Bitcoin Charts Its Own Course
Bitcoin’s recent movements further emphasize the rise in independent asset behavior. Once labeled "digital gold," Bitcoin (BTC) is carving its own path, increasingly detached from trends in major asset classes.
Barclays strategist Emmanuel Cau highlighted this trend, stating, “Despite macroeconomic uncertainties, robust growth and lower rate volatility are shifting market focus from policies to individual corporate earnings and fundamentals.” This shift has been visible in the broader market as well.
The S&P 500 index has maintained a modest but steady upward trend, avoiding major volatility with 17 consecutive sessions without a 1% move in either direction. Meanwhile, Bitcoin has stayed near its all-time highs, contrasting with Treasury ETFs like TLT, which posted a 0.6% decline. These movements further illustrate the divergence among assets sensitive to interest rate changes.
Market Calm May Be Short-Lived
While markets are currently stable, experts caution that this phase may not last.

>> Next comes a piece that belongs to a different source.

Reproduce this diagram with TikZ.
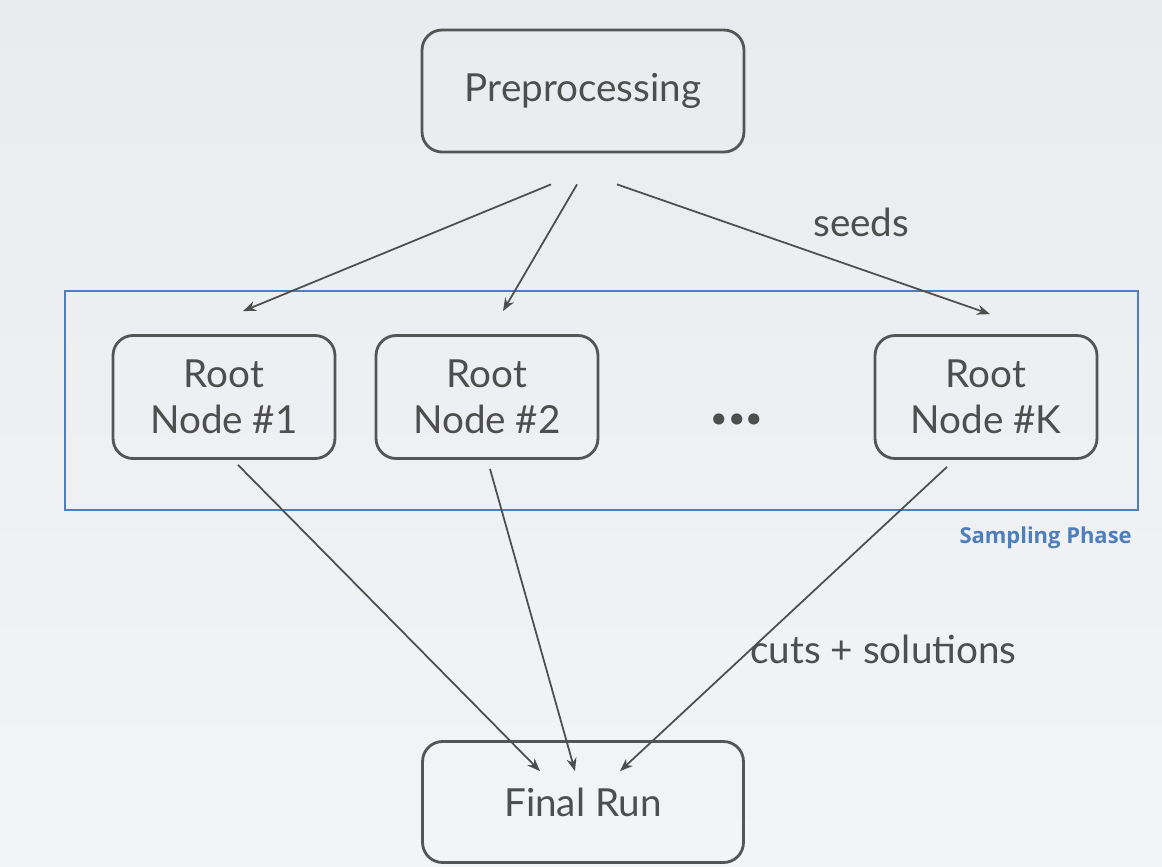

James Saint Aubin of Ocean Park Asset Management warned, “Inflation remains the ‘common enemy’ across asset classes.” He added that renewed fears of stagflation—a combination of economic stagnation and rising inflation—could trigger a resurgence in correlations between stocks and bonds.
Lessons for Investors
As cross-asset correlations decline, Barclays data suggests a return to more normalized market behavior. However, significant risks linger. Structural inflationary pressures and ongoing policy uncertainties continue to be major concerns for investors.
The recent de-coupling of assets presents an opportunity for diversification, yet caution remains essential. For investors, staying alert to economic data and potential policy changes will be paramount in navigating these evolving market dynamics.